Write out the material exactly. Do not include the pictures.

start DATA

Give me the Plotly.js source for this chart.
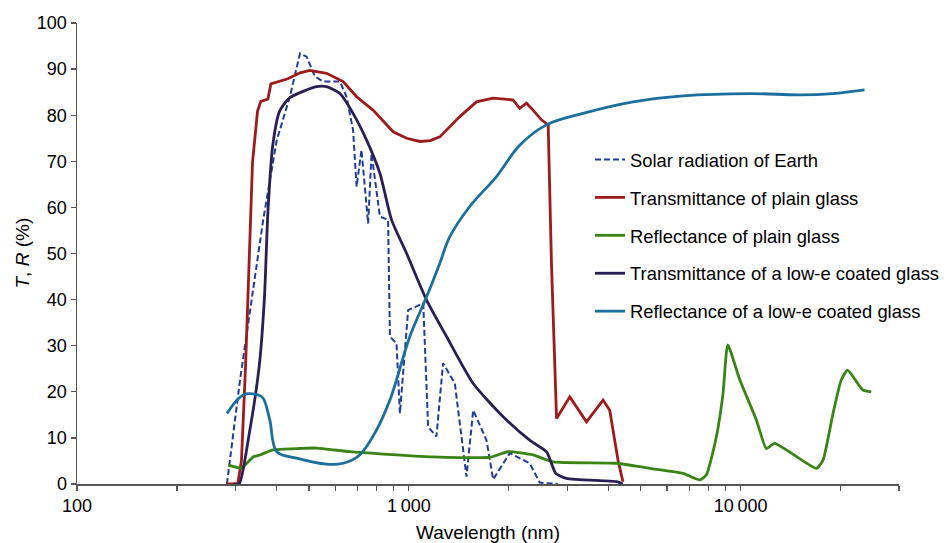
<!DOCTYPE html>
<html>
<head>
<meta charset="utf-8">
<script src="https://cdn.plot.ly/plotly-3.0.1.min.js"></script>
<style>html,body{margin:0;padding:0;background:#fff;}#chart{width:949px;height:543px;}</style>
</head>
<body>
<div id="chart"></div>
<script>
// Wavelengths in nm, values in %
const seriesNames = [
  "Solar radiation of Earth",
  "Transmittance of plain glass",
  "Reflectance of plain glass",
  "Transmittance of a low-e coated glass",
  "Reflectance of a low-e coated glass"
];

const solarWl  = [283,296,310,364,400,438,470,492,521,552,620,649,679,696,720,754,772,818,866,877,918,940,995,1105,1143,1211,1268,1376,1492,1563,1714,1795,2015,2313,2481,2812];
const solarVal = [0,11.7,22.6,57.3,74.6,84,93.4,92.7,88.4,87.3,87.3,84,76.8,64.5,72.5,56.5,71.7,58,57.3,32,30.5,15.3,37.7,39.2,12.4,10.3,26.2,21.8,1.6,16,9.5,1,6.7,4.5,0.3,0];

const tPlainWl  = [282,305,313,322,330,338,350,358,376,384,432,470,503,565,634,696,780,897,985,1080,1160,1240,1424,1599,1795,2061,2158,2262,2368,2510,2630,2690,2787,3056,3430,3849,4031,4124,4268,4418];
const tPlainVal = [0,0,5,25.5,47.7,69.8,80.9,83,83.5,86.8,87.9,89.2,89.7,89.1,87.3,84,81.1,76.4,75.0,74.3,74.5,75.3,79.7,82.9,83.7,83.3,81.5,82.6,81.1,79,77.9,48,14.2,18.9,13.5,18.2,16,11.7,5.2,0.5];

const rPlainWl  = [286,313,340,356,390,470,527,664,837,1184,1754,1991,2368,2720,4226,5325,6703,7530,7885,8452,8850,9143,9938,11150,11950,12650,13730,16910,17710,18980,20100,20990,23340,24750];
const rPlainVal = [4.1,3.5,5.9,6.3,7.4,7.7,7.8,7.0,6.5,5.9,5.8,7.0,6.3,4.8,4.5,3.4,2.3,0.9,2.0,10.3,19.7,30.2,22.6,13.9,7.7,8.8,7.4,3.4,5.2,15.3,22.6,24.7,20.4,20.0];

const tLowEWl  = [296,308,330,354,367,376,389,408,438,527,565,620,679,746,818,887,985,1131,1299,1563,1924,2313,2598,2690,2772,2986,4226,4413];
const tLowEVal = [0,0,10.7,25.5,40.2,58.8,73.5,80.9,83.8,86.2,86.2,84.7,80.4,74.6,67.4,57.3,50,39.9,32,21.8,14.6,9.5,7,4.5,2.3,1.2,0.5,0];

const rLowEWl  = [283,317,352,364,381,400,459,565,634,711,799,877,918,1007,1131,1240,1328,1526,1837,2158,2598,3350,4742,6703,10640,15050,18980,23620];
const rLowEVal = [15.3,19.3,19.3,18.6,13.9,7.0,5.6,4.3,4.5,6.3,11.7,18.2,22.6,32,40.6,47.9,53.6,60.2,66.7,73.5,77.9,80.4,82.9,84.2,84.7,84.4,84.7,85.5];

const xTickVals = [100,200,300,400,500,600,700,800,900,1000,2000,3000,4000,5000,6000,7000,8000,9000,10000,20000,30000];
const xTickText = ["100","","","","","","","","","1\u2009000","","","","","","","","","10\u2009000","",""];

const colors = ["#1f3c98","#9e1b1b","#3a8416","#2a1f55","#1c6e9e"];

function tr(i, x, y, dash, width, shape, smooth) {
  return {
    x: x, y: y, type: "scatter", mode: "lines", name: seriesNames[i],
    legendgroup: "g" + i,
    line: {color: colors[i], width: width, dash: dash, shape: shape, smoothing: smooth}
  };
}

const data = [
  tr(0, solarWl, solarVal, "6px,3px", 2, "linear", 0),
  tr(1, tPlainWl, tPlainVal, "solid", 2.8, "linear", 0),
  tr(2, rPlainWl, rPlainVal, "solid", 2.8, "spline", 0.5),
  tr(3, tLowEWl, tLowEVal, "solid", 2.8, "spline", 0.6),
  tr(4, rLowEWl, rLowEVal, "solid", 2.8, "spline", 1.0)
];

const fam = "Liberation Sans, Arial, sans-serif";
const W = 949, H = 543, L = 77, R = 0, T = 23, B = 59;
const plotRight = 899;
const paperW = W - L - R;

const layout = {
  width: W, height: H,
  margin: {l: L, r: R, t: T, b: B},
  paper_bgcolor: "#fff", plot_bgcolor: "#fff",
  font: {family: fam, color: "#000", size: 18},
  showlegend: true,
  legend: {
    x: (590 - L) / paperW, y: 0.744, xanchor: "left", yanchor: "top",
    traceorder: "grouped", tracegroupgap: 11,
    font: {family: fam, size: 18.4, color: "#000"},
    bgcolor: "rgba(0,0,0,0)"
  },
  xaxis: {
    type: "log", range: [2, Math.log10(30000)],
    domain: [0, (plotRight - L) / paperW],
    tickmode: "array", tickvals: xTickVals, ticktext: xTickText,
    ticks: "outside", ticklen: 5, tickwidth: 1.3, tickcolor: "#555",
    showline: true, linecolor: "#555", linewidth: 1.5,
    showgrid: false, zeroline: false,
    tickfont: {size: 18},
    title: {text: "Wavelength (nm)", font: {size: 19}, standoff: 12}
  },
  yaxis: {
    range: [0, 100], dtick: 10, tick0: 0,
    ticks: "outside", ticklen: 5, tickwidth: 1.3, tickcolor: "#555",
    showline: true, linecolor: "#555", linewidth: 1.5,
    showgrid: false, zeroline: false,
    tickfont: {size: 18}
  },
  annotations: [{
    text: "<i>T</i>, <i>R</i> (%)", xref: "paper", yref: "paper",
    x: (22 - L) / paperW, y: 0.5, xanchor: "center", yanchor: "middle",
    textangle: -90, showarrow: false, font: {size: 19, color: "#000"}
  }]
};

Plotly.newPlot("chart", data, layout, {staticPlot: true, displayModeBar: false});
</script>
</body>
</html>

end DATA

### OUTPUT OF THE TASK
Give me the Plotly.js source for this chart.
<!DOCTYPE html>
<html>
<head>
<meta charset="utf-8">
<script src="https://cdn.plot.ly/plotly-3.0.1.min.js"></script>
<style>html,body{margin:0;padding:0;background:#fff;}#chart{width:949px;height:543px;}</style>
</head>
<body>
<div id="chart"></div>
<script>
// Wavelengths in nm, values in %
const seriesNames = [
  "Solar radiation of Earth",
  "Transmittance of plain glass",
  "Reflectance of plain glass",
  "Transmittance of a low-e coated glass",
  "Reflectance of a low-e coated glass"
];

const solarWl  = [283,296,310,364,400,438,470,492,521,552,620,649,679,696,720,754,772,818,866,877,918,940,995,1105,1143,1211,1268,1376,1492,1563,1714,1795,2015,2313,2481,2812];
const solarVal = [0,11.7,22.6,57.3,74.6,84,93.4,92.7,88.4,87.3,87.3,84,76.8,64.5,72.5,56.5,71.7,58,57.3,32,30.5,15.3,37.7,39.2,12.4,10.3,26.2,21.8,1.6,16,9.5,1,6.7,4.5,0.3,0];

const tPlainWl  = [282,305,313,322,330,338,350,358,376,384,432,470,503,565,634,696,780,897,985,1080,1160,1240,1424,1599,1795,2061,2158,2262,2368,2510,2630,2690,2787,3056,3430,3849,4031,4124,4268,4418];
const tPlainVal = [0,0,5,25.5,47.7,69.8,80.9,83,83.5,86.8,87.9,89.2,89.7,89.1,87.3,84,81.1,76.4,75.0,74.3,74.5,75.3,79.7,82.9,83.7,83.3,81.5,82.6,81.1,79,77.9,48,14.2,18.9,13.5,18.2,16,11.7,5.2,0.5];

const rPlainWl  = [286,313,340,356,390,470,527,664,837,1184,1754,1991,2368,2720,4226,5325,6703,7530,7885,8452,8850,9143,9938,11150,11950,12650,13730,16910,17710,18980,20100,20990,23340,24750];
const rPlainVal = [4.1,3.5,5.9,6.3,7.4,7.7,7.8,7.0,6.5,5.9,5.8,7.0,6.3,4.8,4.5,3.4,2.3,0.9,2.0,10.3,19.7,30.2,22.6,13.9,7.7,8.8,7.4,3.4,5.2,15.3,22.6,24.7,20.4,20.0];

const tLowEWl  = [296,308,330,354,367,376,389,408,438,527,565,620,679,746,818,887,985,1131,1299,1563,1924,2313,2598,2690,2772,2986,4226,4413];
const tLowEVal = [0,0,10.7,25.5,40.2,58.8,73.5,80.9,83.8,86.2,86.2,84.7,80.4,74.6,67.4,57.3,50,39.9,32,21.8,14.6,9.5,7,4.5,2.3,1.2,0.5,0];

const rLowEWl  = [283,317,352,364,381,400,459,565,634,711,799,877,918,1007,1131,1240,1328,1526,1837,2158,2598,3350,4742,6703,10640,15050,18980,23620];
const rLowEVal = [15.3,19.3,19.3,18.6,13.9,7.0,5.6,4.3,4.5,6.3,11.7,18.2,22.6,32,40.6,47.9,53.6,60.2,66.7,73.5,77.9,80.4,82.9,84.2,84.7,84.4,84.7,85.5];

const xTickVals = [100,200,300,400,500,600,700,800,900,1000,2000,3000,4000,5000,6000,7000,8000,9000,10000,20000,30000];
const xTickText = ["100","","","","","","","","","1\u2009000","","","","","","","","","10\u2009000","",""];

const colors = ["#1f3c98","#9e1b1b","#3a8416","#2a1f55","#1c6e9e"];

function tr(i, x, y, dash, width, shape, smooth) {
  return {
    x: x, y: y, type: "scatter", mode: "lines", name: seriesNames[i],
    legendgroup: "g" + i,
    line: {color: colors[i], width: width, dash: dash, shape: shape, smoothing: smooth}
  };
}

const data = [
  tr(0, solarWl, solarVal, "6px,3px", 2, "linear", 0),
  tr(1, tPlainWl, tPlainVal, "solid", 2.8, "linear", 0),
  tr(2, rPlainWl, rPlainVal, "solid", 2.8, "spline", 0.5),
  tr(3, tLowEWl, tLowEVal, "solid", 2.8, "spline", 0.6),
  tr(4, rLowEWl, rLowEVal, "solid", 2.8, "spline", 1.0)
];

const fam = "Liberation Sans, Arial, sans-serif";
const W = 949, H = 543, L = 77, R = 0, T = 23, B = 59;
const plotRight = 899;
const paperW = W - L - R;

const layout = {
  width: W, height: H,
  margin: {l: L, r: R, t: T, b: B},
  paper_bgcolor: "#fff", plot_bgcolor: "#fff",
  font: {family: fam, color: "#000", size: 18},
  showlegend: true,
  legend: {
    x: (590 - L) / paperW, y: 0.744, xanchor: "left", yanchor: "top",
    traceorder: "grouped", tracegroupgap: 11,
    font: {family: fam, size: 18.4, color: "#000"},
    bgcolor: "rgba(0,0,0,0)"
  },
  xaxis: {
    type: "log", range: [2, Math.log10(30000)],
    domain: [0, (plotRight - L) / paperW],
    tickmode: "array", tickvals: xTickVals, ticktext: xTickText,
    ticks: "outside", ticklen: 5, tickwidth: 1.3, tickcolor: "#555",
    showline: true, linecolor: "#555", linewidth: 1.5,
    showgrid: false, zeroline: false,
    tickfont: {size: 18},
    title: {text: "Wavelength (nm)", font: {size: 19}, standoff: 12}
  },
  yaxis: {
    range: [0, 100], dtick: 10, tick0: 0,
    ticks: "outside", ticklen: 5, tickwidth: 1.3, tickcolor: "#555",
    showline: true, linecolor: "#555", linewidth: 1.5,
    showgrid: false, zeroline: false,
    tickfont: {size: 18}
  },
  annotations: [{
    text: "<i>T</i>, <i>R</i> (%)", xref: "paper", yref: "paper",
    x: (22 - L) / paperW, y: 0.5, xanchor: "center", yanchor: "middle",
    textangle: -90, showarrow: false, font: {size: 19, color: "#000"}
  }]
};

Plotly.newPlot("chart", data, layout, {staticPlot: true, displayModeBar: false});
</script>
</body>
</html>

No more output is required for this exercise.